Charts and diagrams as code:

•••••

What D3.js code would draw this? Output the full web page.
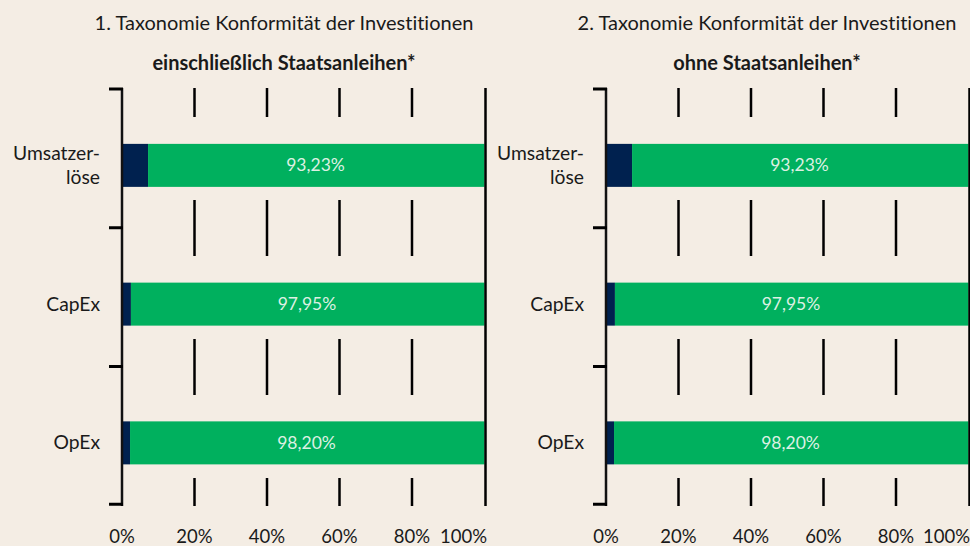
<!DOCTYPE html>
<html>
<head>
<meta charset="utf-8">
<script src="https://cdn.jsdelivr.net/npm/d3@7"></script>
<style>
  html, body { margin: 0; padding: 0; background: #F4EDE4; }
  svg { display: block; }
  text { font-family: Lato, "Open Sans", sans-serif; font-variant-ligatures: none; }
</style>
</head>
<body>
<svg id="chart" width="970" height="546"></svg>
<script>
// ---- data ----
const categories = ["Umsatzerlöse", "CapEx", "OpEx"];
const categoryLabelLines = [["Umsatzer-", "löse"], ["CapEx"], ["OpEx"]];
const panelTitles = ["1. Taxonomie Konformität der Investitionen", "2. Taxonomie Konformität der Investitionen"];
const panelSubtitles = ["einschließlich Staatsanleihen*", "ohne Staatsanleihen*"];
const alignedIncl = [93.23, 97.95, 98.20];
const otherIncl = [6.77, 2.05, 1.80];
const alignedExcl = [93.23, 97.95, 98.20];
const otherExcl = [6.77, 2.05, 1.80];
const xTicks = [0, 20, 40, 60, 80, 100];
const xTickLabels = ["0%", "20%", "40%", "60%", "80%", "100%"];

const panels = [
  { title: panelTitles[0], subtitle: panelSubtitles[0], aligned: alignedIncl, other: otherIncl, x0: 122, x1: 484.5, titleX: 284, right: 487 },
  { title: panelTitles[1], subtitle: panelSubtitles[1], aligned: alignedExcl, other: otherExcl, x0: 606, x1: 968.5, titleX: 767, right: 970 }
];

const colNavy = "#00214F";
const colGreen = "#00B05E";
const textCol = "#1a1a1a";
const svg = d3.select("#chart");

const fmt = v => d3.format(".2f")(v).replace(".", ",") + "%";

panels.forEach(p => {
  const g = svg.append("g");
  const x = d3.scaleLinear().domain([0, 100]).range([p.x0, p.x1]);
  const y = d3.scaleBand().domain(categories).range([96, 512.25]).paddingInner(0).paddingOuter(0);
  const barH = 43;
  const axisTop = 88, axisBottom = 506;

  // titles
  g.append("text").attr("x", p.titleX).attr("y", 30).attr("text-anchor", "middle")
    .attr("font-size", 20).attr("fill", textCol).text(p.title);
  g.append("text").attr("x", p.titleX).attr("y", 70).attr("text-anchor", "middle")
    .attr("font-size", 20).attr("font-weight", "bold").attr("fill", textCol).text(p.subtitle);

  // dashed gridlines
  g.selectAll("line.grid").data(xTicks.filter(t => t > 0 && t < 100)).enter().append("line")
    .attr("class", "grid")
    .attr("x1", d => x(d)).attr("x2", d => x(d))
    .attr("y1", axisTop).attr("y2", axisBottom)
    .attr("stroke", "#000").attr("stroke-width", 2.5)
    .attr("stroke-dasharray", "56 83").attr("stroke-dashoffset", 27);

  // bars
  const rows = categories.map((c, i) => ({ c, other: p.other[i], aligned: p.aligned[i] }));
  const rg = g.selectAll("g.row").data(rows).enter().append("g").attr("class", "row");
  rg.append("rect")
    .attr("x", x(0)).attr("y", d => y(d.c) + y.bandwidth() / 2 - barH / 2)
    .attr("width", d => x(d.other) - x(0) + 1.5).attr("height", barH).attr("fill", colNavy);
  rg.append("rect")
    .attr("x", d => x(d.other) + 1.5).attr("y", d => y(d.c) + y.bandwidth() / 2 - barH / 2)
    .attr("width", d => x(d.other + d.aligned) - x(d.other) - 1.5).attr("height", barH).attr("fill", colGreen);
  rg.append("text")
    .attr("x", d => (x(d.other) + x(d.other + d.aligned)) / 2)
    .attr("y", d => y(d.c) + y.bandwidth() / 2 + 6)
    .attr("text-anchor", "middle").attr("font-size", 17.5).attr("fill", "#DDF0E3")
    .text(d => fmt(d.aligned));

  // 100% solid line
  g.append("line").attr("x1", x(100) + 1).attr("x2", x(100) + 1)
    .attr("y1", axisTop).attr("y2", axisBottom)
    .attr("stroke", "#000").attr("stroke-width", 2.5);

  // left axis line
  g.append("line").attr("x1", x(0)).attr("x2", x(0))
    .attr("y1", axisTop).attr("y2", axisBottom)
    .attr("stroke", "#111").attr("stroke-width", 2.5);
  const tickYs = categories.map(c => y(c) - 7).concat([y(categories[categories.length - 1]) + y.bandwidth() - 8]);
  g.selectAll("line.ytick").data(tickYs).enter().append("line")
    .attr("x1", x(0) - 13).attr("x2", x(0) + 1)
    .attr("y1", d => d).attr("y2", d => d)
    .attr("stroke", "#000").attr("stroke-width", 3);

  // category labels
  const lab = g.selectAll("text.cat").data(categories).enter().append("text")
    .attr("class", "cat").attr("text-anchor", "end").attr("font-size", 19.3).attr("fill", textCol);
  lab.each(function(c, i) {
    const lines = categoryLabelLines[i];
    const cy = y(c) + y.bandwidth() / 2;
    const lh = 23.5;
    const startY = cy - (lines.length - 1) * lh / 2 + 6.5;
    lines.forEach((t, k) => {
      d3.select(this).append("tspan").attr("x", x(0) - 22).attr("y", startY + k * lh).text(t);
    });
  });

  // x tick labels
  g.selectAll("text.xt").data(xTicks).enter().append("text")
    .attr("class", "xt")
    .attr("x", d => d === 100 ? p.right : x(d))
    .attr("y", 543)
    .attr("text-anchor", d => d === 100 ? "end" : "middle")
    .attr("font-size", 18.5).attr("fill", textCol)
    .text((d, i) => xTickLabels[i]);
});
</script>
</body>
</html>
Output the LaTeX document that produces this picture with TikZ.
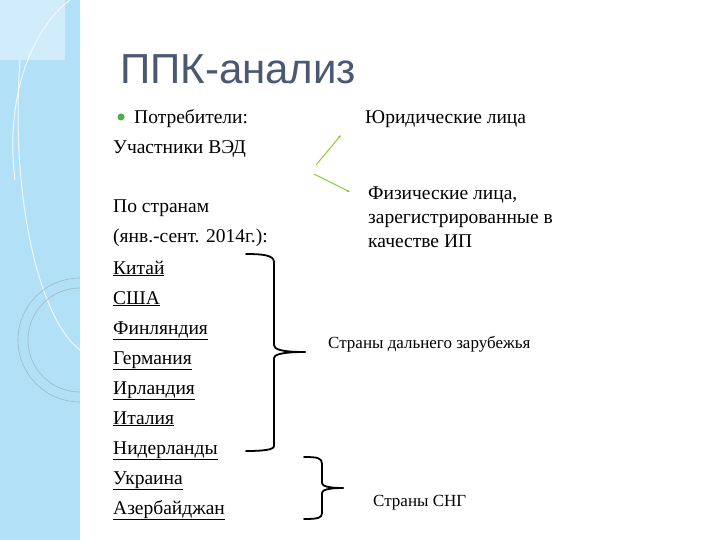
\documentclass[tikz,border=0pt]{standalone}
\usepackage{fontspec}
\usetikzlibrary{arrows.meta}
\setmainfont{Liberation Serif}
\newfontfamily\titlefont{Liberation Sans}
\definecolor{panel}{RGB}{178,224,246}
\definecolor{titlec}{RGB}{74,88,112}
\definecolor{gl}{RGB}{140,205,60}
\begin{document}
\begin{tikzpicture}[x=1pt,y=-1pt,
  txt/.style={anchor=base west,inner sep=0pt,font=\rmfamily\fontsize{19.5}{24}\selectfont},
  brace/.style={line width=1.8pt,line cap=round,line join=round},
  gline/.style={draw=gl,line width=1pt,-{Latex[length=3pt,width=3pt]}}]
\useasboundingbox (0,0) rectangle (720,540);
\fill[white] (0,0) rectangle (720,540);
\fill[panel] (0,0) rectangle (80,540);
\fill[panel!60!white] (0,0) rectangle (65,60);
\draw[white,line width=1pt,opacity=0.8] (15,180) .. controls (5,100) and (30,30) .. (70,0);
\draw[white,line width=1pt,opacity=0.8] (20,60) .. controls (10,200) and (40,320) .. (80,350);
\begin{scope}
\clip (0,0) rectangle (80,540);
\draw[panel!60!gray,line width=0.6pt] (80,340) circle (62);
\draw[panel!60!gray,line width=0.6pt] (80,340) circle (52);
\end{scope}
\node[anchor=base west,inner sep=0pt,text=titlec,font=\titlefont\fontsize{42}{48}\selectfont] (title) at (120,84) {ППК-анализ};
\fill[green!55!black!70] (121,117) circle (3.5);
\node[txt] (p) at (134,124) {Потребители:};
\node[txt] (u) at (113,154) {Участники ВЭД};
\node[txt] (j) at (365,124) {Юридические лица};
\node[txt,align=left,anchor=north west] (f) at (368,187) {Физические лица,\\зарегистрированные в\\качестве ИП};
\node[txt] (s1) at (113,213) {По странам};
\node[txt] (s2) at (113,243) {(янв.-сент. 2014г.):};
\foreach \n/\t [count=\i from 0] in {c1/Китай,c2/США,c3/Финляндия,c4/Германия,c5/Ирландия,c6/Италия,c7/Нидерланды,c8/Украина,c9/Азербайджан}
  \node[txt] (\n) at (113,{274+\i*30}) {\underline{\t}};
\node[txt,font=\rmfamily\fontsize{17}{20}\selectfont] (far) at (328,348) {Страны дальнего зарубежья};
\node[txt,font=\rmfamily\fontsize{17}{20}\selectfont] (cis) at (373,506) {Страны СНГ};
\coordinate (a1) at (316,165); \coordinate (a2) at (341,135);
\coordinate (b1) at (314,174); \coordinate (b2) at (350,192);
\draw[gline] (a1) -- (a2);
\draw[gline] (b1) -- (b2);
\draw[brace] (246,254) .. controls (262,254) and (274,255) .. (274,262) -- (274,345) .. controls (274,349) and (280,352) .. (305,352) ;
\draw[brace] (305,352) .. controls (280,352) and (274,355) .. (274,358) -- (274,446) .. controls (274,450) and (262,451) .. (246,451);
\draw[brace] (304,457) .. controls (318,457) and (322,458) .. (322,464) -- (322,483) .. controls (322,486) and (328,488) .. (343,488);
\draw[brace] (343,488) .. controls (328,488) and (322,490) .. (322,493) -- (322,513) .. controls (322,518) and (318,519) .. (304,519);
\end{tikzpicture}
\end{document}
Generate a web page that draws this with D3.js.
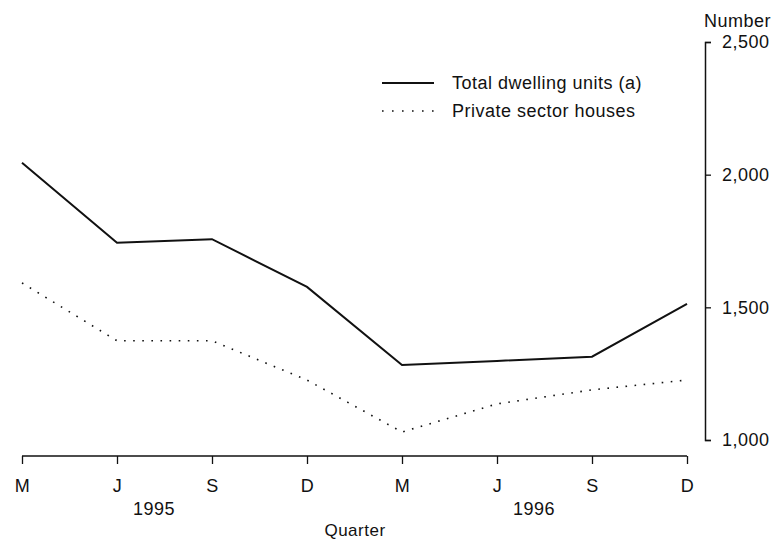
<!DOCTYPE html>
<html>
<head>
<meta charset="utf-8">
<script src="https://cdn.jsdelivr.net/npm/d3@7"></script>
<style>
  body { margin: 0; background: #fff; }
  svg text { font-family: "Liberation Sans", Arial, sans-serif; fill: #111; letter-spacing: 0.5px; }
</style>
</head>
<body>
<svg id="chart" width="783" height="539"></svg>
<script>
// quarters (Mar, Jun, Sep, Dec) for 1995 and 1996
var quarters = ["M", "J", "S", "D", "M", "J", "S", "D"];
var years = ["1995", "1996"];
var totalDwellings = [2045, 1743, 1757, 1577, 1283, 1298, 1314, 1513];
var privateHouses = [1592, 1374, 1374, 1226, 1030, 1136, 1189, 1226];
var yTicks = [1000, 1500, 2000, 2500];

var svg = d3.select("#chart");

var x = d3.scalePoint()
    .domain(d3.range(quarters.length))
    .range([22, 687]);

var y = d3.scaleLinear()
    .domain([1000, 2500])
    .range([440, 42]);

// x axis
var xAxis = svg.append("g")
    .attr("transform", "translate(0,456)")
    .call(d3.axisBottom(x)
        .tickSize(8)
        .tickFormat(function(i) { return quarters[i]; }));
xAxis.select(".domain").attr("d", "M" + x(0) + ",0H" + x(quarters.length - 1)).attr("stroke", "#111").attr("stroke-width", 1.3);
xAxis.selectAll(".tick line").attr("stroke", "#111").attr("stroke-width", 1.3);
xAxis.selectAll(".tick text")
    .attr("y", 23)
    .attr("dy", "0.71em")
    .style("font-size", "18px");

// years under J..S of each year
svg.append("g").selectAll("text")
    .data(years)
    .enter().append("text")
    .attr("x", function(d, i) { return x(i * 4 + 1) + 37; })
    .attr("y", 515)
    .attr("text-anchor", "middle")
    .style("font-size", "18px")
    .text(function(d) { return d; });

svg.append("text")
    .attr("x", 355)
    .attr("y", 536)
    .attr("text-anchor", "middle")
    .style("font-size", "17px")
    .text("Quarter");

// right y axis
var yAxis = svg.append("g")
    .attr("transform", "translate(705,0)")
    .call(d3.axisRight(y)
        .tickValues(yTicks)
        .tickSizeOuter(0)
        .tickSize(6)
        .tickFormat(d3.format(",")));
yAxis.select(".domain").attr("stroke", "#111").attr("stroke-width", 1.5);
yAxis.selectAll(".tick line").attr("stroke", "#111").attr("stroke-width", 1.3);
yAxis.selectAll(".tick text")
    .attr("x", 17)
    .style("font-size", "18px");

svg.append("text")
    .attr("x", 704)
    .attr("y", 27)
    .style("font-size", "18px")
    .text("Number");

// lines
var line = d3.line()
    .x(function(d, i) { return x(i); })
    .y(function(d) { return y(d); });

svg.append("path")
    .datum(totalDwellings)
    .attr("fill", "none")
    .attr("stroke", "#111")
    .attr("stroke-width", 2)
    .attr("d", line);

svg.append("path")
    .datum(privateHouses)
    .attr("fill", "none")
    .attr("stroke", "#111")
    .attr("stroke-width", 1.6)
    .attr("stroke-dasharray", "1.6,7.5")
    .attr("d", line);

// legend
var legend = [
    {name: "Total dwelling units (a)", dash: null, width: 2},
    {name: "Private sector houses", dash: "1.6,8.4", width: 1.6}
];
var lg = svg.append("g").selectAll("g")
    .data(legend)
    .enter().append("g")
    .attr("transform", function(d, i) { return "translate(382," + (83 + i * 28) + ")"; });
lg.append("line")
    .attr("x1", 0).attr("x2", 52)
    .attr("stroke", "#111")
    .attr("stroke-width", function(d) { return d.width; })
    .attr("stroke-dasharray", function(d) { return d.dash; });
lg.append("text")
    .attr("x", 70)
    .attr("dy", "0.35em")
    .style("font-size", "18px")
    .text(function(d) { return d.name; });
</script>
</body>
</html>
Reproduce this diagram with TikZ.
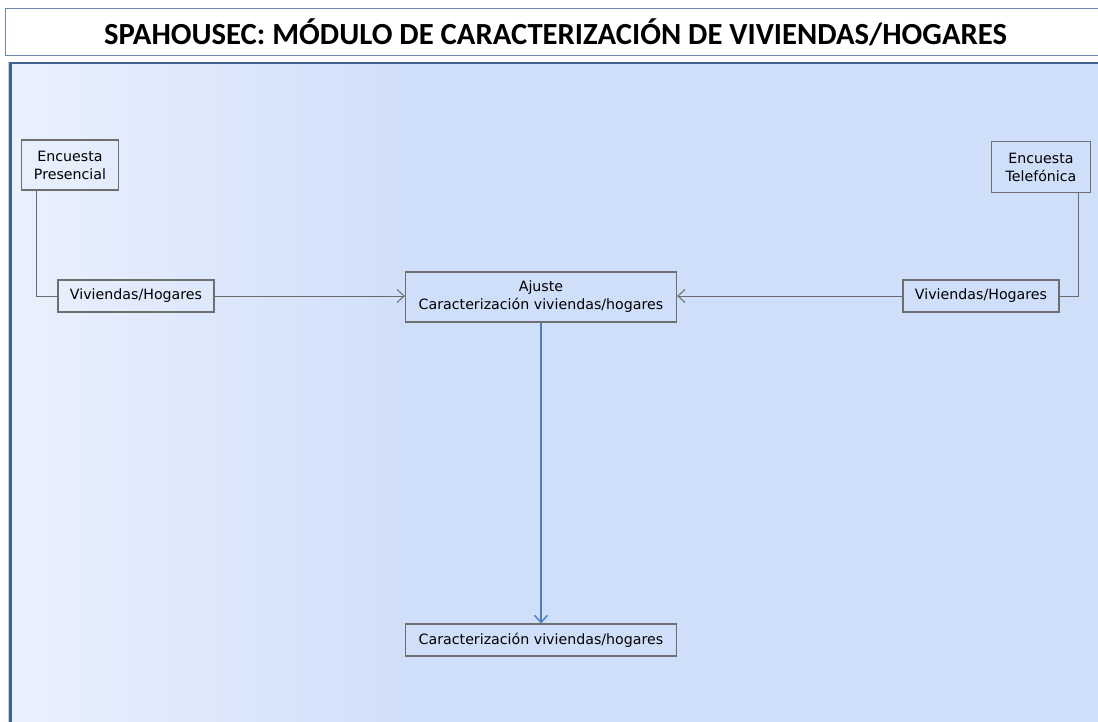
\documentclass[tikz,border=0pt]{standalone}
\usepackage{fontspec}
\setmainfont{DejaVu Sans}
\newfontfamily\titlefont{Carlito}
\usetikzlibrary{arrows.meta,positioning}
\definecolor{panelblue}{HTML}{CFDEF9}
\definecolor{panellight}{HTML}{EAF1FD}
\definecolor{frameblue}{HTML}{3F6290}
\definecolor{titleframe}{HTML}{6D87AA}
\definecolor{boxgray}{HTML}{6E6E6E}
\definecolor{linegray}{HTML}{6A6A6A}
\definecolor{flowblue}{HTML}{4A7EC0}

\begin{document}
\begin{tikzpicture}[
x=1pt, y=-1pt,
Boxes/.style={draw=boxgray,line width=1.3pt,align=center,inner sep=0pt,
  font=\fontsize{14.2}{18}\selectfont,text=black},
Links/.style={draw=linegray,line width=1pt},
Arrows/.style={Links,-{Straight Barb[length=7pt,width=13pt]}}
]

\useasboundingbox (0,0) rectangle (1098,722);

% panel behind the diagram
\fill[panelblue] (11,63) rectangle (1098,722);
\shade[left color=panellight,right color=panelblue] (11,63) rectangle (420,722);
\draw[frameblue,line width=2.5pt] (10.5,722) -- (10.5,63) -- (1098,63);
\draw[gray!40,line width=1pt] (8,722) -- (8,61);

% title
\node[draw=titleframe,line width=1.2pt,fill=white,anchor=north west,
  minimum width=1100,minimum height=47,inner sep=0pt] (title) at (5,8)
  {\titlefont\bfseries\fontsize{30.7}{34}\selectfont
   SPAHOUSEC: MÓDULO DE CARACTERIZACIÓN DE VIVIENDAS/HOGARES};

% boxes
\node[Boxes,minimum width=97,minimum height=50] (presencial) at (70,165)
  {Encuesta\\Presencial};
\node[Boxes,minimum width=99,minimum height=51] (telefonica) at (1041,167)
  {Encuesta\\Telefónica};
\node[Boxes,minimum width=156,minimum height=32] (vhleft) at (136,296)
  {Viviendas/Hogares};
\node[Boxes,minimum width=156,minimum height=32] (vhright) at (981,296)
  {Viviendas/Hogares};
\node[Boxes,minimum width=271,minimum height=50] (ajuste) at (541,297)
  {Ajuste\\Caracterización viviendas/hogares};
\node[Boxes,minimum width=271,minimum height=32] (final) at (541,640)
  {Caracterización viviendas/hogares};

% connectors
\draw[Links] (presencial.south -| 36,0) |- (vhleft.west);
\draw[Links] (telefonica.south -| 1078,0) |- (vhright.east);
\draw[Arrows] (vhleft.east) -- (vhleft.east -| ajuste.west);
\draw[Arrows] (vhright.west) -- (vhright.west -| ajuste.east);
\draw[Arrows,draw=flowblue,line width=1.4pt] (ajuste.south) -- (final.north);

\end{tikzpicture}
\end{document}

•••••

■ Stated problem: All lines above starting at the one with "Reproduce this diagram with TikZ." and ending at the one with "SPAHOUSEC: MÓDULO DE", inclusive, are to be printed again exactly, with the pictures left out.

■ Final answer:
Reproduce this diagram with TikZ.
\documentclass[tikz,border=0pt]{standalone}
\usepackage{fontspec}
\setmainfont{DejaVu Sans}
\newfontfamily\titlefont{Carlito}
\usetikzlibrary{arrows.meta,positioning}
\definecolor{panelblue}{HTML}{CFDEF9}
\definecolor{panellight}{HTML}{EAF1FD}
\definecolor{frameblue}{HTML}{3F6290}
\definecolor{titleframe}{HTML}{6D87AA}
\definecolor{boxgray}{HTML}{6E6E6E}
\definecolor{linegray}{HTML}{6A6A6A}
\definecolor{flowblue}{HTML}{4A7EC0}

\begin{document}
\begin{tikzpicture}[
x=1pt, y=-1pt,
Boxes/.style={draw=boxgray,line width=1.3pt,align=center,inner sep=0pt,
  font=\fontsize{14.2}{18}\selectfont,text=black},
Links/.style={draw=linegray,line width=1pt},
Arrows/.style={Links,-{Straight Barb[length=7pt,width=13pt]}}
]

\useasboundingbox (0,0) rectangle (1098,722);

% panel behind the diagram
\fill[panelblue] (11,63) rectangle (1098,722);
\shade[left color=panellight,right color=panelblue] (11,63) rectangle (420,722);
\draw[frameblue,line width=2.5pt] (10.5,722) -- (10.5,63) -- (1098,63);
\draw[gray!40,line width=1pt] (8,722) -- (8,61);

% title
\node[draw=titleframe,line width=1.2pt,fill=white,anchor=north west,
  minimum width=1100,minimum height=47,inner sep=0pt] (title) at (5,8)
  {\titlefont\bfseries\fontsize{30.7}{34}\selectfont
   SPAHOUSEC: MÓDULO DE CARACTERIZACIÓN DE VIVIENDAS/HOGARES};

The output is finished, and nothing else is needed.